My town just joined Minneapolis, Baltimore, and others swept up in the movement to “defund police.” Burlington, Vt., reduced the police budget by 10 percent, eliminated 12 vacant officer positions, and redirected thousands of dollars to equality initiatives in the city.
Current calls to “abolish,” “dismantle,” and “defund” police in the wake of the killing of George Floyd have troubled many political commentators and citizens, including some who would consider themselves allies of the larger Black Lives Matter movement. Any move to dramatically reduce the presence or operating capacity of the nation’s more than 17,000 police agencies is stirring fears of renewed waves of violent crime and other threats to public safety.
It doesn’t have to be that way, however. A different perspective on the problem allays fears by taking crime seriously while linking public safety to a better long-term solution.
Proposing to scale down resources for a public institution is not new, as the vast majority of the nation’s school districts can attest. In fact, when fiscal hard times come or new perceived needs arise, all institutions jostle to keep at least their share of the budget pie. They are competing for the same scarce local and state funds.
Bloated police budgets in school districts that are lacking money for paraprofessionals, psychologists, and academic interventions aren’t preventing crime; in fact, they may be an unintended contributor to it."
But in this competition, I’d argue, police departments and schools have a special relationship and not only because their funding often accounts for the largest shares of city budgets. Exorbitant expenditures on law enforcement can very well mean depriving schools. And underfunding schools threatens public safety. That in turn increases demand for police in a downward spiral of ineffectiveness.
We saw the contest between police and schools play out recently in New York City. Mayor Bill De Blasio’s original pandemic-induced budget adjustments for 2021 cut 3 percent from the department of education and just over one-third of 1 percent from the police department. Only after public outcry was the budget revised, ultimately directing a billion dollars to youth and community programs from the police budget.
The impetus to cut local funds for education in favor of police funds is even more worrisome in light of what’s happening in states. While the majority are still funding schools below their prerecession 2008 levels, per capita spending on law enforcement has seen steady growth over the past 25 years.
Comparing the role of education to the role of public safety may seem like a bizarre exercise, but the link between crime reduction and high-quality education has been well established. One study conducted by the Council for a Strong America, an organization that includes law-enforcement leaders, found “increasing graduation rates by 10 percentage points would prevent over 3,000 murders and nearly 175,000 aggravated assaults in America each year.” Viewed in this light, reducing school funding constitutes a grave threat to public safety.

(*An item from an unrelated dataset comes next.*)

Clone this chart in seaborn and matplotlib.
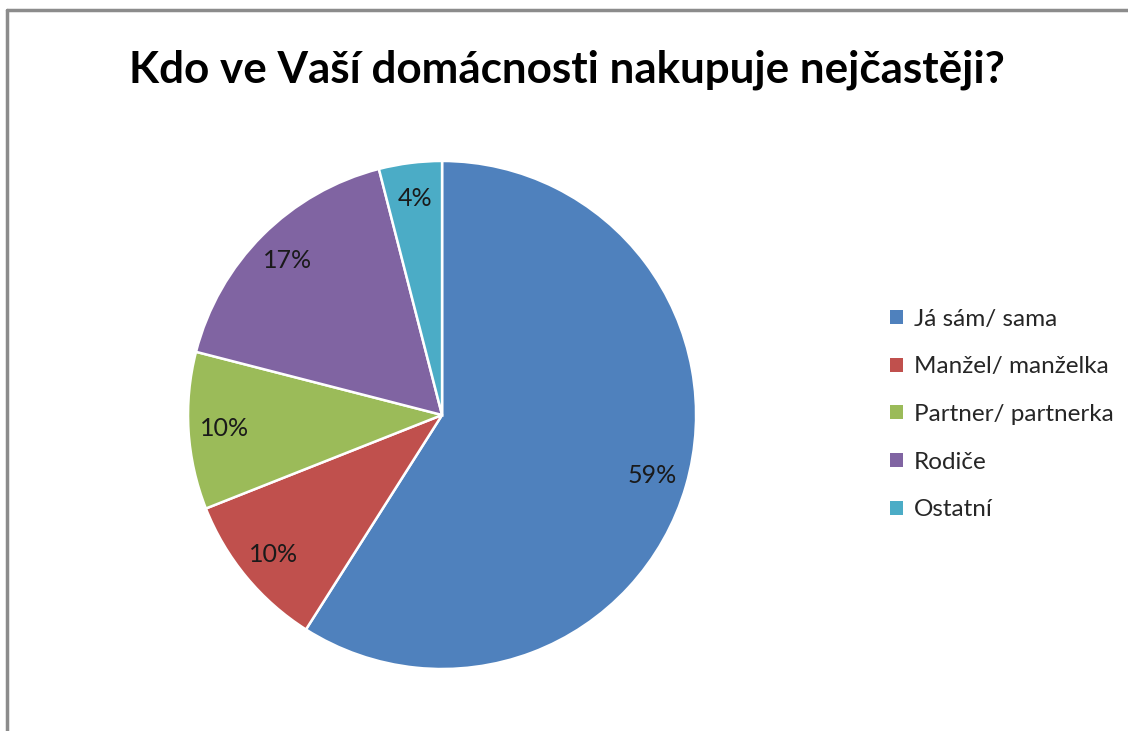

Bloated police budgets in school districts that are lacking money for paraprofessionals, psychologists, and academic interventions aren’t preventing crime; in fact, they may be an unintended contributor to it.
As the debate over the role of race, police tactics, and funding priorities continues, it’s well worth remembering the crime fighters occupying the front of classrooms all throughout this country. Rather than “defunding,” what is called for in many cities is “rightsizing” police agencies, while simultaneously refunding school districts. Framing the issue as a matter of proper proportions will also go a long way to ease the minds of those who fear that “defunding” would create a public-safety emergency. “Right size the police” may not have the same dramatic impact as “defund,” but it is the logical starting point of the financial side of the conversation: At what point are police unable to carry out essential functions? At what point do police budgets deprive other vital services of necessary resources? How many fewer crimes might we have with a lower dropout rate and more students heading to college?
Following the 2007-08 financial crisis, both schools and police departments sustained severe budget cuts. Once the recession was over, many school districts remained in fiscal-austerity mode while police departments returned to their prerecession funding levels. Predominately-nonwhite school districts took the brunt of the blow, receiving as much as $23 billion less annually in state and local funding in 2016 than predominately-white districts serving the same number of students.
The defunding of schools has been so severe that most educators are working for lower inflation-adjusted wages than before the Great Recession. They also earn 11 percent less than those with comparable education. In contrast, the average law-enforcement agent’s salary increased by 14 percent in just the past five years, according to the federal Bureau of Labor Statistics.
As citizens head to the polls this fall, many educators hope their fellow citizens will consider the policies that have led to decades of underfunding education while law enforcement has been funded well beyond reasonable levels. Whether the concern is public safety or social justice, schools play a leading role. Education has the power to drastically reduce crime by cultivating a productive and informed citizenry while, if treated as a system of empowerment, transforming historically neglected and mistreated communities.
Voters have a choice in November: Support candidates who will continue diverting scarce state and local tax money from youths or those who will recognize how dependent our democracy is on effective schools and will properly fund them.